Written on Friday, 16 July 2010 09:06

Forty years ago the defending Open champion, Tony Jacklin holed a long pitch at the ninth hole to get the turn on the opening day at St Andrews in 29. At lunchtime on Thursday just as Rory McIlroy was putting the finishing touches on a 63, Jacklin said that ‘they are machine gunning the course to pieces. It's just like it was on that day in 1970'.

The day dawned grey and breathless and the course, there for the taking, was duly assaulted by players armed with equipment against which the course had no defence.

McIlroy hit a brilliant shot into the Road Hole green but missed from inside a couple of paces and although he did finish with a three to tie the lowest score in major championship history.

The par in the morning half of the draw was probably somewhere nearer 68 or 69 that the official 72 but as is so often the case in an Open Championship one half of the field faced a much different test that the rest. The forecast wind arrived by lunchtime and the outstanding round from the second half of the draw was Lee Westwood's 67.

Probably it was the equivalent of a morning 63 and Westwood is due to win one of these big championships soon enough. He was a single shot from the playoff last year but he three putted the 72nd green after hitting the shot of the year onto the green out of a fearsome pot bunker 150 yards from the green.

The Old Course is a brilliant place to play golf but it is entirely dependent on the wind for its defence. If there is no breeze, there are nowhere near enough difficult holes to test the best players in the world. Courses like St Andrews and Royal Melbourne are the real victims of the modern ball and club and one wonders why the people who run this championship - the ones who have the ultimate power to regulate equipment - seem impotent in the face of manufacture threat to properly regulate the game.

Tiger Woods was out early and back in 67 which was about normal for him around this course. He dominated the last two championships here and he understands how to play the golf course no matter the direction of the wind or the placements of the pins. The intangible question is how he will deal with a crowd that is now hoping someone else is going to win. For a decade we watched entranced as he set about chasing and passing the record 18 major championships wins of Jack Nicklaus.

The golf was always breathtaking and the shots he came up with right at the end when he needed them were some of the most memorable in the game's history.

It was never a question that he would reach 19 but now the world wonders. Can he distance himself while he is on the course from his life and its issues off it?

This week will go a long way to answering the question but, unlike years past, the crowd is not wholly on his side.

One of the great things about this Championship is the coming together of so many of the past Champions.

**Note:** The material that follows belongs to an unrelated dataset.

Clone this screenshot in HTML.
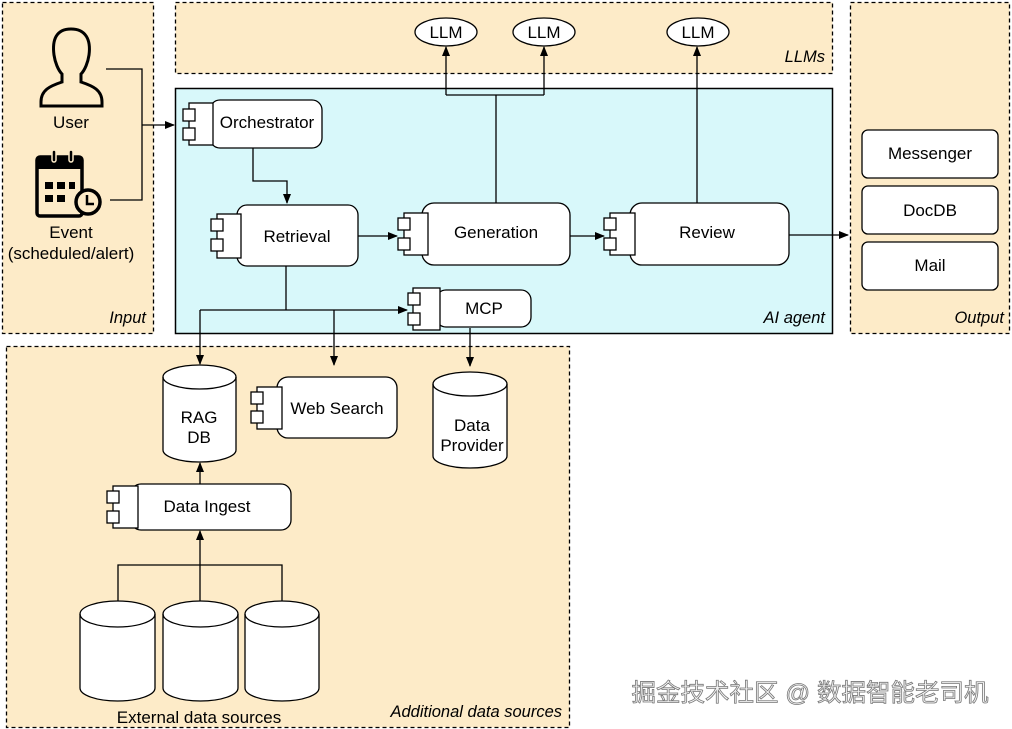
<!DOCTYPE html>
<html><head><meta charset="utf-8"><style>
html,body{margin:0;padding:0;background:#fff;}
svg{display:block;font-family:"Liberation Sans",Arial,sans-serif;}
</style></head><body>
<svg width="1012" height="729" viewBox="0 0 1012 729" xmlns="http://www.w3.org/2000/svg">
<defs>
<marker id="a" markerWidth="10" markerHeight="8" refX="9" refY="4" orient="auto" markerUnits="userSpaceOnUse"><path d="M0,0 L10,4 L0,8 z" fill="#000"/></marker>
</defs>
<g stroke="#000" stroke-width="1.3" stroke-dasharray="4,3" fill="#fdebc8">
<rect x="2.5" y="2.5" width="151" height="331"/>
<rect x="175.5" y="2.5" width="657" height="71"/>
<rect x="850.5" y="2.5" width="159" height="331"/>
<rect x="6.5" y="346.5" width="563" height="381"/>
</g>
<rect x="175.5" y="88.5" width="657" height="245" fill="#d8f8fa" stroke="#000" stroke-width="1.5"/>
<g font-style="italic" font-size="16.5" text-anchor="end" fill="#000">
<text x="146" y="323">Input</text>
<text x="825" y="62">LLMs</text>
<text x="825" y="323">AI agent</text>
<text x="1004" y="323">Output</text>
<text x="562" y="717">Additional data sources</text>
</g>
<path d="M71,29 C56,29 52,40 54,55 C55,62 58,70 62,74 L62,82 C50,86 41,90 41,102 L41,106 L102,106 L102,102 C102,90 93,86 81,82 L81,74 C85,70 88,62 89,55 C91,40 86,29 71,29 Z" fill="none" stroke="#000" stroke-width="3"/>
<text x="71" y="128" font-size="17" text-anchor="middle">User</text>
<rect x="37" y="157" width="45" height="59" rx="3" fill="none" stroke="#000" stroke-width="3.5"/>
<rect x="37" y="157" width="45" height="12" fill="#000"/>
<rect x="52" y="150" width="4" height="12" rx="2" fill="#000" stroke="#fdebc8" stroke-width="1.5"/>
<rect x="69" y="150" width="4" height="12" rx="2" fill="#000" stroke="#fdebc8" stroke-width="1.5"/>
<g fill="#000"><rect x="45" y="182" width="8" height="7"/><rect x="57" y="182" width="8" height="7"/><rect x="69" y="182" width="6" height="7"/><rect x="45" y="195" width="8" height="7"/><rect x="57" y="195" width="8" height="7"/></g>
<circle cx="88" cy="202" r="12" fill="#fdebc8" stroke="#000" stroke-width="3.5"/>
<path d="M87,195 L87,204 L94,204" fill="none" stroke="#000" stroke-width="2.5"/>
<text x="71" y="238" font-size="17" text-anchor="middle">Event</text>
<text x="71" y="259" font-size="17" text-anchor="middle">(scheduled/alert)</text>
<g fill="none" stroke="#000" stroke-width="1.3">
<polyline points="106,69 142,69 142,200 110,200"/>
<line x1="142" y1="125" x2="174" y2="125" marker-end="url(#a)"/>
<polyline points="253,148 253,181 287,181 287,203" marker-end="url(#a)"/>
<line x1="358" y1="236" x2="397" y2="236" marker-end="url(#a)"/>
<line x1="570" y1="236" x2="604" y2="236" marker-end="url(#a)"/>
<line x1="789" y1="235" x2="848" y2="235" marker-end="url(#a)"/>
<line x1="496" y1="203" x2="496" y2="95"/>
<polyline points="446,95 544,95"/>
<line x1="446" y1="95" x2="446" y2="47" marker-end="url(#a)"/>
<line x1="544" y1="95" x2="544" y2="47" marker-end="url(#a)"/>
<line x1="697" y1="203" x2="697" y2="47" marker-end="url(#a)"/>
<line x1="286" y1="266" x2="286" y2="310"/>
<line x1="200" y1="310" x2="407" y2="310" marker-end="url(#a)"/>
<line x1="200" y1="310" x2="200" y2="364" marker-end="url(#a)"/>
<line x1="334" y1="310" x2="334" y2="365" marker-end="url(#a)"/>
<line x1="470" y1="328" x2="470" y2="366" marker-end="url(#a)"/>
<line x1="200" y1="484" x2="200" y2="463" marker-end="url(#a)"/>
<line x1="200" y1="602" x2="200" y2="531" marker-end="url(#a)"/>
<polyline points="118,602 118,565 282,565 282,602"/>
</g>
<g fill="#fff" stroke="#000" stroke-width="1.3">
<ellipse cx="446" cy="32" rx="31" ry="14"/>
<ellipse cx="544" cy="32" rx="31" ry="14"/>
<ellipse cx="698" cy="32" rx="31" ry="14"/>
</g>
<g font-size="17" text-anchor="middle">
<text x="446" y="38">LLM</text><text x="544" y="38">LLM</text><text x="698" y="38">LLM</text>
</g>
<g fill="#fff" stroke="#000" stroke-width="1.3">
<rect x="210" y="100" width="112" height="48" rx="10"/>
<rect x="189" y="103" width="24" height="42"/><rect x="183" y="109" width="12" height="12"/><rect x="183" y="128" width="12" height="12"/>
<rect x="237" y="205" width="121" height="61" rx="10"/>
<rect x="217" y="214" width="24" height="44"/><rect x="211" y="219" width="12" height="12"/><rect x="211" y="239" width="12" height="12"/>
<rect x="422" y="203" width="148" height="62" rx="12"/>
<rect x="404" y="213" width="24" height="42"/><rect x="398" y="218" width="12" height="12"/><rect x="398" y="238" width="12" height="12"/>
<rect x="630" y="203" width="159" height="62" rx="12"/>
<rect x="610" y="213" width="25" height="42"/><rect x="604" y="218" width="12" height="12"/><rect x="604" y="238" width="12" height="12"/>
<rect x="436" y="290" width="95" height="37" rx="10"/>
<rect x="413" y="288" width="27" height="42"/><rect x="408" y="293" width="12" height="12"/><rect x="408" y="313" width="12" height="12"/>
<rect x="277" y="377" width="120" height="61" rx="11"/>
<rect x="257" y="387" width="25" height="42"/><rect x="251" y="392" width="12" height="12"/><rect x="251" y="411" width="12" height="12"/>
<rect x="131" y="484" width="160" height="46" rx="10"/>
<rect x="113" y="486" width="25" height="42"/><rect x="107" y="491" width="12" height="12"/><rect x="107" y="511" width="12" height="12"/>
<rect x="862" y="130" width="136" height="48" rx="6"/>
<rect x="862" y="186" width="136" height="48" rx="6"/>
<rect x="862" y="242" width="136" height="48" rx="6"/>
</g>
<g font-size="17" text-anchor="middle">
<text x="267" y="128">Orchestrator</text>
<text x="297" y="242">Retrieval</text>
<text x="496" y="238">Generation</text>
<text x="707" y="238">Review</text>
<text x="484" y="314">MCP</text>
<text x="337" y="414">Web Search</text>
<text x="207" y="512">Data Ingest</text>
<text x="930" y="159">Messenger</text>
<text x="930" y="216">DocDB</text>
<text x="930" y="271">Mail</text>
</g>
<g fill="#fff" stroke="#000" stroke-width="1.3">
<path d="M163,377 L163,450 A36.5,12 0 0 0 236,450 L236,377 A36.5,12 0 0 0 163,377 Z"/><path d="M163,377 A36.5,12 0 0 0 236,377" fill="none"/>
<path d="M433,384 L433,456 A37,12 0 0 0 507,456 L507,384 A37,12 0 0 0 433,384 Z"/><path d="M433,384 A37,12 0 0 0 507,384" fill="none"/>
<path d="M80,614 L80,688 A37.5,13 0 0 0 155,688 L155,614 A37.5,13 0 0 0 80,614 Z"/><path d="M80,614 A37.5,13 0 0 0 155,614" fill="none"/>
<path d="M163,614 L163,688 A37.5,13 0 0 0 238,688 L238,614 A37.5,13 0 0 0 163,614 Z"/><path d="M163,614 A37.5,13 0 0 0 238,614" fill="none"/>
<path d="M245,614 L245,688 A37,13 0 0 0 319,688 L319,614 A37,13 0 0 0 245,614 Z"/><path d="M245,614 A37,13 0 0 0 319,614" fill="none"/>
</g>
<g font-size="17" text-anchor="middle">
<text x="199" y="423">RAG</text><text x="199" y="443">DB</text>
<text x="472" y="431">Data</text><text x="472" y="451">Provider</text>
<text x="199" y="723">External data sources</text>
</g>
<text x="810" y="701" font-size="24.5" text-anchor="middle" fill="#f4f4f4" stroke="#777" stroke-width="0.8" font-family="'Liberation Sans','Noto Sans CJK SC',sans-serif">掘金技术社区 @ 数据智能老司机</text>
</svg>
</body></html>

They were scheduled to play a four-hole exhibition on Wednesday but the weather was atrocious and we never got to see men like Lee Trevino, Arnold Palmer and the 1967 champion, 87-year-old Roberto de Vicenzo. The Argentinean was best known for signing an incorrect scorecard at the 1968 Masters and missing the playoff by a shot. He was one of the greatest strikers of the ball who ever played and one of the most admired men in the game. He guided a young Severiano Ballesteros and generations of fantastic Argentinean players including Eduardo Romero and Angel Cabrera.

I walked into one of the hotels adjoining the final fairway just as McIlroy was finishing and ran into a friend who said ‘I have someone I want you to meet'. He introduced me to de Vicenzo and we sat and talked for half an hour about the game.

They say players now hit the ball further because they are better athletes but here was a bull of a man who hit the ball as powerfully as anyone who ever played. It was great pity that he never got to play on Wednesday afternoon so a new generation could see one of the finest players ever to tee up a ball.